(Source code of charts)
=====
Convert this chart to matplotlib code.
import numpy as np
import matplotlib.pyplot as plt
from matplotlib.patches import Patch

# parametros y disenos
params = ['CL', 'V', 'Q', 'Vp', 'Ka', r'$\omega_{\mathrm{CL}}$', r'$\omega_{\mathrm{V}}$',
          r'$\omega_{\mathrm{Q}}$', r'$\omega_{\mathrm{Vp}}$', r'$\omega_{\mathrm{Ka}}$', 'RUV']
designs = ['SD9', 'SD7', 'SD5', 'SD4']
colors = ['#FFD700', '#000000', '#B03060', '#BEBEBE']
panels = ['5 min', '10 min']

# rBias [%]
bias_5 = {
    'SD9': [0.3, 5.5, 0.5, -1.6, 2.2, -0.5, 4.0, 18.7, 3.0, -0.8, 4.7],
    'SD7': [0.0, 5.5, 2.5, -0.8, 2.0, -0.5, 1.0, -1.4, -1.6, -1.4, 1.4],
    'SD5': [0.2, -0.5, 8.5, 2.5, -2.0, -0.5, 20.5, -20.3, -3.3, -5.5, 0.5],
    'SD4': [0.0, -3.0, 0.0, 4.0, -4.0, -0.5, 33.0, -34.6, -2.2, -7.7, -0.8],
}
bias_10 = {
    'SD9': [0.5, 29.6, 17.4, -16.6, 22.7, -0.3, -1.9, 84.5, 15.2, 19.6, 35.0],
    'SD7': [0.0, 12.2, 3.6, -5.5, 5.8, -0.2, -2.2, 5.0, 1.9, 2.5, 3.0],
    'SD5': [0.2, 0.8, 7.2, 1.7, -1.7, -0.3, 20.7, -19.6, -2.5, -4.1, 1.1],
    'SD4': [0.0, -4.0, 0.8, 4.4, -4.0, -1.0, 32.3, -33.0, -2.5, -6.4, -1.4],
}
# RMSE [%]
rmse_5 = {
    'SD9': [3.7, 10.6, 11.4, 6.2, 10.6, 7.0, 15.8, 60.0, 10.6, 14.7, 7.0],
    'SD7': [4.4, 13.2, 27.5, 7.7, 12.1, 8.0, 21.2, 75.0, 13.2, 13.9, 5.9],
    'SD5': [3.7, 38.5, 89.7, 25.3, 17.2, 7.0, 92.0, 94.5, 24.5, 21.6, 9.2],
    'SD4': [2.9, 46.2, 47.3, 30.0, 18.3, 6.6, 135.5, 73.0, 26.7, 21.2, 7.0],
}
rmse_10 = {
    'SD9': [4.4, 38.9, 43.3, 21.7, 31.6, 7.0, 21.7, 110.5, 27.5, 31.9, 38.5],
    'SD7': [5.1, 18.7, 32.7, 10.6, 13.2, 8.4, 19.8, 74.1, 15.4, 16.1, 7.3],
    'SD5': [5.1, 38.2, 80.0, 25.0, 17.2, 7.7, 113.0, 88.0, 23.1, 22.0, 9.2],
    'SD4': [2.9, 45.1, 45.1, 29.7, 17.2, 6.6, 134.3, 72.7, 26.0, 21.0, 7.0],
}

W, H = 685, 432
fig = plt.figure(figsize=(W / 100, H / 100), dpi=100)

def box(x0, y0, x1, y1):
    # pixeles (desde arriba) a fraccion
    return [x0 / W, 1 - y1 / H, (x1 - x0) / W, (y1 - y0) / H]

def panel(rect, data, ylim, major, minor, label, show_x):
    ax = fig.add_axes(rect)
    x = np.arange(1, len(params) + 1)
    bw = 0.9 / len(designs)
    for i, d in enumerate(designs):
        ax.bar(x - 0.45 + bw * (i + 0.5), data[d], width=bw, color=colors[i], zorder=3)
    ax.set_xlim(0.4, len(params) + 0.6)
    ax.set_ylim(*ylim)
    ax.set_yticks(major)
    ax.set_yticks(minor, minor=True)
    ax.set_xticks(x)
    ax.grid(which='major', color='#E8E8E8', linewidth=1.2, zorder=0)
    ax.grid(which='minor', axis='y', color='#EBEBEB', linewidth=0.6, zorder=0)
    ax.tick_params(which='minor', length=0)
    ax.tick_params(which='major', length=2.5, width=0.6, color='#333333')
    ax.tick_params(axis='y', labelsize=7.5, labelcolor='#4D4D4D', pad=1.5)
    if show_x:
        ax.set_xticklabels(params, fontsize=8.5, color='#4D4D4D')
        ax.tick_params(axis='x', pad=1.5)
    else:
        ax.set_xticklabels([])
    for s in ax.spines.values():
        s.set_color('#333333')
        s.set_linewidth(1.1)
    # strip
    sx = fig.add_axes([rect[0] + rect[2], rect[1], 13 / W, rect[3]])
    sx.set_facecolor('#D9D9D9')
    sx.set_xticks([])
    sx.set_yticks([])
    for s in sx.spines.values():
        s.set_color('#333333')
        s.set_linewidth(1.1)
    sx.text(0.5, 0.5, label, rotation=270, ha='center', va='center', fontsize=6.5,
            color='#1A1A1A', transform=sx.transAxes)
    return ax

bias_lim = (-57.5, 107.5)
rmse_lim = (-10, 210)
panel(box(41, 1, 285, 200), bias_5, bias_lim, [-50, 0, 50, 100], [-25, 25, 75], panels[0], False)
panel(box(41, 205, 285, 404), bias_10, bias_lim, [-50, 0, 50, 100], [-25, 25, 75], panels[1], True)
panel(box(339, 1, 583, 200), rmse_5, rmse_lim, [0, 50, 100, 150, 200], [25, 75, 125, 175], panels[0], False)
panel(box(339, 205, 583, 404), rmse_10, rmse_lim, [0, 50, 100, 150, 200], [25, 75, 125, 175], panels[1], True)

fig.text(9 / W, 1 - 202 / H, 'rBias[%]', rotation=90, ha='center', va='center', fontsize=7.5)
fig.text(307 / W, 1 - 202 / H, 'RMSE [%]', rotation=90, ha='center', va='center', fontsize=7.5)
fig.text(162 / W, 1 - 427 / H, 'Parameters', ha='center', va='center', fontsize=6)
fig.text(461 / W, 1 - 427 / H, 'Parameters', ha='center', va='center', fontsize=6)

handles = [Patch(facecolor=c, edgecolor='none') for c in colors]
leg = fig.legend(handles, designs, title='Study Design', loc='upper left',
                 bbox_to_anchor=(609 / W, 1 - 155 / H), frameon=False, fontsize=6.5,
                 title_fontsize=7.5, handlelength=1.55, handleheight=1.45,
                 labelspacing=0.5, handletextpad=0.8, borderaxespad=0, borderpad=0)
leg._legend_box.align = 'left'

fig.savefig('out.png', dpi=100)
=====
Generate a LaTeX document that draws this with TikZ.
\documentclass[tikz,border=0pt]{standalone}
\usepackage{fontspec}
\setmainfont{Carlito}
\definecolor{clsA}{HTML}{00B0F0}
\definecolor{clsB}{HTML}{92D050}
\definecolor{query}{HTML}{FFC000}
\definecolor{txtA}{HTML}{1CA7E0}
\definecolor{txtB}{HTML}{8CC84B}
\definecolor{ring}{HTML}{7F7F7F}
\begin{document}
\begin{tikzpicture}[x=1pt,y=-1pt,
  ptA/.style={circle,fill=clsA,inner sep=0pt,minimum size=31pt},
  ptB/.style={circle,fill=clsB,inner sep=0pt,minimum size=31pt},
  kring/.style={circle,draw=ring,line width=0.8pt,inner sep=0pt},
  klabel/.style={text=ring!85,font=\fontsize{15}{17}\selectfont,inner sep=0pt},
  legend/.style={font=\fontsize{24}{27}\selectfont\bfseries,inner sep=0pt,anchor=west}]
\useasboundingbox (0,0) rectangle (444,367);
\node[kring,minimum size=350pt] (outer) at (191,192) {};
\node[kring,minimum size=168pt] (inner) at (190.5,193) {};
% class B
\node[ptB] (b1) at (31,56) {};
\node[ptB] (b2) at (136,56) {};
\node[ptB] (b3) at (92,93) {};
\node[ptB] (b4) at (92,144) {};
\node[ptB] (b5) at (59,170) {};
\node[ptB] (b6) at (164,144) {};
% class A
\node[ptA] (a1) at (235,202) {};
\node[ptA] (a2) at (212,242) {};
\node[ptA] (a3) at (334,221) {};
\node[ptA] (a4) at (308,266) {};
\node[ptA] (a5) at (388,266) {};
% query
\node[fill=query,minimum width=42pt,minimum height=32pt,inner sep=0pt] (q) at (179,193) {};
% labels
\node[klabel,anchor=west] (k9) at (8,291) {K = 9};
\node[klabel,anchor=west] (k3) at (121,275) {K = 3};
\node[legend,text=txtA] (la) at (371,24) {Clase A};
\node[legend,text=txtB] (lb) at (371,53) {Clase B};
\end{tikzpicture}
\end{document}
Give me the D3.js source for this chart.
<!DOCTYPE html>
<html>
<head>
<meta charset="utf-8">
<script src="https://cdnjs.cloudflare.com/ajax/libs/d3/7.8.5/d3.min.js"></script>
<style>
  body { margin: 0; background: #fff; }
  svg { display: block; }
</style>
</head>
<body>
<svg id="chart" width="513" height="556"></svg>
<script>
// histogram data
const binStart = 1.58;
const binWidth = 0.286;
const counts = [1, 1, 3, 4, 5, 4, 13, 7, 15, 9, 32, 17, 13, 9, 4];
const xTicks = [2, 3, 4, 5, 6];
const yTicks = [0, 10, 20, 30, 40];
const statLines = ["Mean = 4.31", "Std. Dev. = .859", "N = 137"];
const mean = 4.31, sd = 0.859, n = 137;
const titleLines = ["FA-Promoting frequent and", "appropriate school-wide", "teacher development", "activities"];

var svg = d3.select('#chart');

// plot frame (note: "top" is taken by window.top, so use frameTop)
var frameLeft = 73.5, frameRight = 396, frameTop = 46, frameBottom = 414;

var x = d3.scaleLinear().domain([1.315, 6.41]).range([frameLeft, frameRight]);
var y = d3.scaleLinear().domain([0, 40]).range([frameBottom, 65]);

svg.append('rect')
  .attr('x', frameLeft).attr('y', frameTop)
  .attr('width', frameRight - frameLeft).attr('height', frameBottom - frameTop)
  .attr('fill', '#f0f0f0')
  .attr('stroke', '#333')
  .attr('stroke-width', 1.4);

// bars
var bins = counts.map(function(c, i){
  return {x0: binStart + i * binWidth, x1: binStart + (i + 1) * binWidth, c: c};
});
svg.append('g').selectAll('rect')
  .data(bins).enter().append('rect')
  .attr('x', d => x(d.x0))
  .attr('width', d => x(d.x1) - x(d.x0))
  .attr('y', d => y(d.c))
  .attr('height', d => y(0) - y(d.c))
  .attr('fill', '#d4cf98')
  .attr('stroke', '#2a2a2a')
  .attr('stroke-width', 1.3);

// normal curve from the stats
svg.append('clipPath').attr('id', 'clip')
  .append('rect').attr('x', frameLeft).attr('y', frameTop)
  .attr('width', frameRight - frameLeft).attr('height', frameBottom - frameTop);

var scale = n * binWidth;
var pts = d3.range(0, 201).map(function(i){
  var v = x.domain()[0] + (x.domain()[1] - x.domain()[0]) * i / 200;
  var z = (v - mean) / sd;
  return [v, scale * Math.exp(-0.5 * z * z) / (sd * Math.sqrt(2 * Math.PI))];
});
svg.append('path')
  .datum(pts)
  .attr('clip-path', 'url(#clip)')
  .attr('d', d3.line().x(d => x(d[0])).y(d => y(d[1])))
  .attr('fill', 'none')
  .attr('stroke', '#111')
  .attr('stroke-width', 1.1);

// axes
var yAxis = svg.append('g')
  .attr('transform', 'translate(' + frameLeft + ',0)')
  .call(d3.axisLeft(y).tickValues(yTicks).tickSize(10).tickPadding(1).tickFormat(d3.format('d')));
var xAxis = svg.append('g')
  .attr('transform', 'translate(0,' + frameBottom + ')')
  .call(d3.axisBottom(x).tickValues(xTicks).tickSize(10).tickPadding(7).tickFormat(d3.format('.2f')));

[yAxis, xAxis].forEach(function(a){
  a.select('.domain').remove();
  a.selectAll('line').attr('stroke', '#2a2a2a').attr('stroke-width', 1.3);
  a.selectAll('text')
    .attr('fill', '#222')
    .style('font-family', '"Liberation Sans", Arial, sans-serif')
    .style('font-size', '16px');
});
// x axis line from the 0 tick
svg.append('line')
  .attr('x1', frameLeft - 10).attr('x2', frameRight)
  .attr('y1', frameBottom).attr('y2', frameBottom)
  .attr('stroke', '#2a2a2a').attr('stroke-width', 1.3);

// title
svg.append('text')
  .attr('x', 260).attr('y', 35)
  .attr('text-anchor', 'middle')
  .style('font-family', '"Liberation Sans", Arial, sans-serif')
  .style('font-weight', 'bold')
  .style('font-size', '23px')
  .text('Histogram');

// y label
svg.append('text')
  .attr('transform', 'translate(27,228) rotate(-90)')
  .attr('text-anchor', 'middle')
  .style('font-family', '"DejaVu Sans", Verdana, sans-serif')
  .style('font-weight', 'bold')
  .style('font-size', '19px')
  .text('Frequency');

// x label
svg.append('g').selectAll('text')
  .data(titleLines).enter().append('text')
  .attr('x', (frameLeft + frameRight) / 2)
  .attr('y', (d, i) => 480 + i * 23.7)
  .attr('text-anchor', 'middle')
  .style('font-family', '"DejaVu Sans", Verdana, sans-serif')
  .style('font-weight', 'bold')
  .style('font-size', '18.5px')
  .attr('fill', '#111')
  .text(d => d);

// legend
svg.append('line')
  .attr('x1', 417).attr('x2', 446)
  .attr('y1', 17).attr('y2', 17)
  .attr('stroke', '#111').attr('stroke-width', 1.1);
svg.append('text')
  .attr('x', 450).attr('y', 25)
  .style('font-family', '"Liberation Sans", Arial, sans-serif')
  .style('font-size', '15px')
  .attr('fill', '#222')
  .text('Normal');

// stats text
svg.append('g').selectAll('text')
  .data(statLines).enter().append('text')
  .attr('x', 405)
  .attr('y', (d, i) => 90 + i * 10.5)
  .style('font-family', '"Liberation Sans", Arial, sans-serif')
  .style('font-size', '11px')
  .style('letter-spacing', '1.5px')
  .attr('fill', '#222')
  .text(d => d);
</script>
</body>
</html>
=====
• WHAT IS BEING ASKED:
Write out, from the lines above, only those from the line with "Convert this chart to matplotlib code." to the line with "panels = ['5 min', '10 min']", exactly as given, including the first and the last.

• RESPONSE TO THE EXERCISE:
Convert this chart to matplotlib code.
import numpy as np
import matplotlib.pyplot as plt
from matplotlib.patches import Patch

# parametros y disenos
params = ['CL', 'V', 'Q', 'Vp', 'Ka', r'$\omega_{\mathrm{CL}}$', r'$\omega_{\mathrm{V}}$',
          r'$\omega_{\mathrm{Q}}$', r'$\omega_{\mathrm{Vp}}$', r'$\omega_{\mathrm{Ka}}$', 'RUV']
designs = ['SD9', 'SD7', 'SD5', 'SD4']
colors = ['#FFD700', '#000000', '#B03060', '#BEBEBE']
panels = ['5 min', '10 min']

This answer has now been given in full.